◆ Aim
Extract, in full, the lines below, beginning at the first and ending with the line that contains "import plotly.graph_objects as go". Pictures do not belong in the copy.
━━━
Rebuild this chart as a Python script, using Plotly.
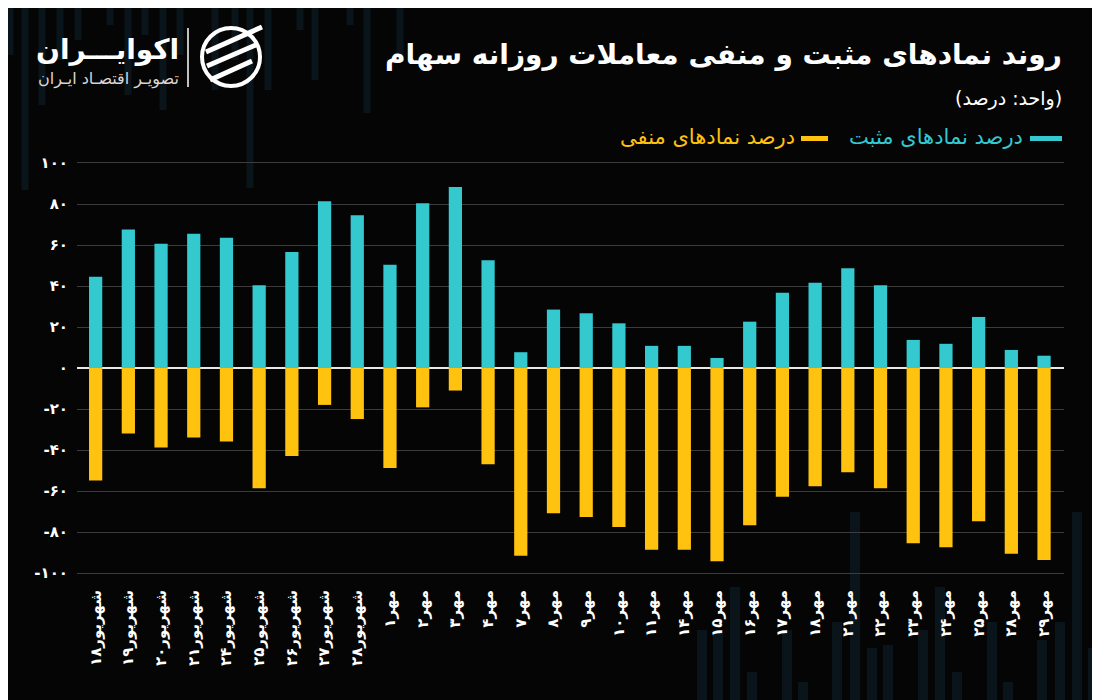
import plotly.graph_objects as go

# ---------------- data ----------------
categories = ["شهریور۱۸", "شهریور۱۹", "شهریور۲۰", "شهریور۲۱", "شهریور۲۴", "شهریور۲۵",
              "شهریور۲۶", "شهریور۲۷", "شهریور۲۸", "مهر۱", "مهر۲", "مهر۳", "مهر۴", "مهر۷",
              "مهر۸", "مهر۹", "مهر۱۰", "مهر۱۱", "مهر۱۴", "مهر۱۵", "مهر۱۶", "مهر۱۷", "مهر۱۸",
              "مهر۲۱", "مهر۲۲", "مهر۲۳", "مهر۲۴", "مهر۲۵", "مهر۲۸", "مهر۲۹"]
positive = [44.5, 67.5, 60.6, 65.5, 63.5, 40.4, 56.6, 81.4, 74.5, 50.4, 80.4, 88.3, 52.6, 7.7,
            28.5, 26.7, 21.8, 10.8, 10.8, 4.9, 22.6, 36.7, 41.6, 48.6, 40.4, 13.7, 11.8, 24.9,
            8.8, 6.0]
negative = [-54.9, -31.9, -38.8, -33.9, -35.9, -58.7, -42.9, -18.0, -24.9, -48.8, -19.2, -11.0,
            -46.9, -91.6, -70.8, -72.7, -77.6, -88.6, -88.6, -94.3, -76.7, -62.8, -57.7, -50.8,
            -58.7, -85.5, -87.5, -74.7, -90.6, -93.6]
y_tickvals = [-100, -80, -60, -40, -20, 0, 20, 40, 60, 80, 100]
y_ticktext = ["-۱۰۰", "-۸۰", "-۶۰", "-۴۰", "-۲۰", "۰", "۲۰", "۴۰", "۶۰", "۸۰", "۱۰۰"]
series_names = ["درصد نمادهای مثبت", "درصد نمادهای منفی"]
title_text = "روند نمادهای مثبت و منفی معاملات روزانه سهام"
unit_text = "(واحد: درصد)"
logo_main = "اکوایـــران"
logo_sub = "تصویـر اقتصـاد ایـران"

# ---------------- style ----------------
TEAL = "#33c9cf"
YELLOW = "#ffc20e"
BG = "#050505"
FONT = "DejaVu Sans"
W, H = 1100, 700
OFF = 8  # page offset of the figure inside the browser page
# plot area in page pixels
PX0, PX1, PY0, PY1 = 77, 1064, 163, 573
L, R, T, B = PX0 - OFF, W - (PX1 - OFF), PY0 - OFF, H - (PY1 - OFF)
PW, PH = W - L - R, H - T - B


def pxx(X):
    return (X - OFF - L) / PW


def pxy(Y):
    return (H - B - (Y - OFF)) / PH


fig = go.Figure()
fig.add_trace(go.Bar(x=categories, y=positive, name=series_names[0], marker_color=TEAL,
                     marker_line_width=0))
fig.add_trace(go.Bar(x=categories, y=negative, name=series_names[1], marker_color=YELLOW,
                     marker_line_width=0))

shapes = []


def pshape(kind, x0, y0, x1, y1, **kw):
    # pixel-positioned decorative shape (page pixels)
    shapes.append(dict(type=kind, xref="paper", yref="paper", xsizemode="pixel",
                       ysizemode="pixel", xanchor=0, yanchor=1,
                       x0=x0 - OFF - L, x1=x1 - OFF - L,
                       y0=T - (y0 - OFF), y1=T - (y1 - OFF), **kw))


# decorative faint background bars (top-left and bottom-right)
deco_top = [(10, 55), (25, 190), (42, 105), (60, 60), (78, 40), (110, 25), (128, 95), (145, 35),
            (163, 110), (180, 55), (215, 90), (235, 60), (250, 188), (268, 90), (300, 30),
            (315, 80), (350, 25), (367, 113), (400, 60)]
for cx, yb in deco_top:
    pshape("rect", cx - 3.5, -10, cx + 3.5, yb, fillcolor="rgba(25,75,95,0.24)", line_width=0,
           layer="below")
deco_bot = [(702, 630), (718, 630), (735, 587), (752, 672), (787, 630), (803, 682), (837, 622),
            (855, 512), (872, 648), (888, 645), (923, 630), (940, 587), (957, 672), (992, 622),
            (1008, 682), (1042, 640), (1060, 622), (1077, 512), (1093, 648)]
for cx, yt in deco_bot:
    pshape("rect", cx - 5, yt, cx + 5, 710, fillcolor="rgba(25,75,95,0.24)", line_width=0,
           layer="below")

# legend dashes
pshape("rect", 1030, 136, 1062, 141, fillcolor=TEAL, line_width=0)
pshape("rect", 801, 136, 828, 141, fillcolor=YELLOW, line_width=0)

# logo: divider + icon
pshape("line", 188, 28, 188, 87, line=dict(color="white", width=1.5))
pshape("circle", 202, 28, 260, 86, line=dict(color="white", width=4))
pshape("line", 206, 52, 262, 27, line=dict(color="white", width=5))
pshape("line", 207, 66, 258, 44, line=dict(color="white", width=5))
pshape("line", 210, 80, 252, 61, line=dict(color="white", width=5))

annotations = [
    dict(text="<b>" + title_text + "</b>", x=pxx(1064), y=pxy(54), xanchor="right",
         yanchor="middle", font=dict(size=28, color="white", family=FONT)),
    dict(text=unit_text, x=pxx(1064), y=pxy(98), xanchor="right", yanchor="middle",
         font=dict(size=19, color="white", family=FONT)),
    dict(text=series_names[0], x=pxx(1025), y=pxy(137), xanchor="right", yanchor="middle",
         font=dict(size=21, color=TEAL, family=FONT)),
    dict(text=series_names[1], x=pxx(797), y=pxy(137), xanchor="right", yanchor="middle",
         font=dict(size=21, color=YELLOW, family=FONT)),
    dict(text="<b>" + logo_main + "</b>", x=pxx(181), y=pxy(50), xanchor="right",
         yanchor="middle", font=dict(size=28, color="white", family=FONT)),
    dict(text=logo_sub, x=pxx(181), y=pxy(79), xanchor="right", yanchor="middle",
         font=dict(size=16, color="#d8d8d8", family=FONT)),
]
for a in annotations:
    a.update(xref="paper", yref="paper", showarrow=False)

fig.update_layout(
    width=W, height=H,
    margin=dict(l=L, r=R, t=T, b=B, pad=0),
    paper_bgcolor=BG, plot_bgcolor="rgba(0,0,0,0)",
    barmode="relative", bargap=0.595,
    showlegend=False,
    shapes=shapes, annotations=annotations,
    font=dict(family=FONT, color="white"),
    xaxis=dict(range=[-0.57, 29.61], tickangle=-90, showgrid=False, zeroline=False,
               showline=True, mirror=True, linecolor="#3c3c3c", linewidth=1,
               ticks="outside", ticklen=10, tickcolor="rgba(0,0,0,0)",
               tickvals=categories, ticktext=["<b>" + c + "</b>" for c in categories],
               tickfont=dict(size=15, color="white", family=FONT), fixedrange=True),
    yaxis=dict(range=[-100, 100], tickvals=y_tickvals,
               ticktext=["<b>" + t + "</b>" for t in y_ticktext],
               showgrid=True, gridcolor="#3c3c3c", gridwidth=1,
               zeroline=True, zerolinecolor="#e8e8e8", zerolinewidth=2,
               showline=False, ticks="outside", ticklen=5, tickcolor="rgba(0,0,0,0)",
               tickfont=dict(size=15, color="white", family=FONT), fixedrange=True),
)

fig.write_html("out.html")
━━━
◆ Problem solution
Rebuild this chart as a Python script, using Plotly.
import plotly.graph_objects as go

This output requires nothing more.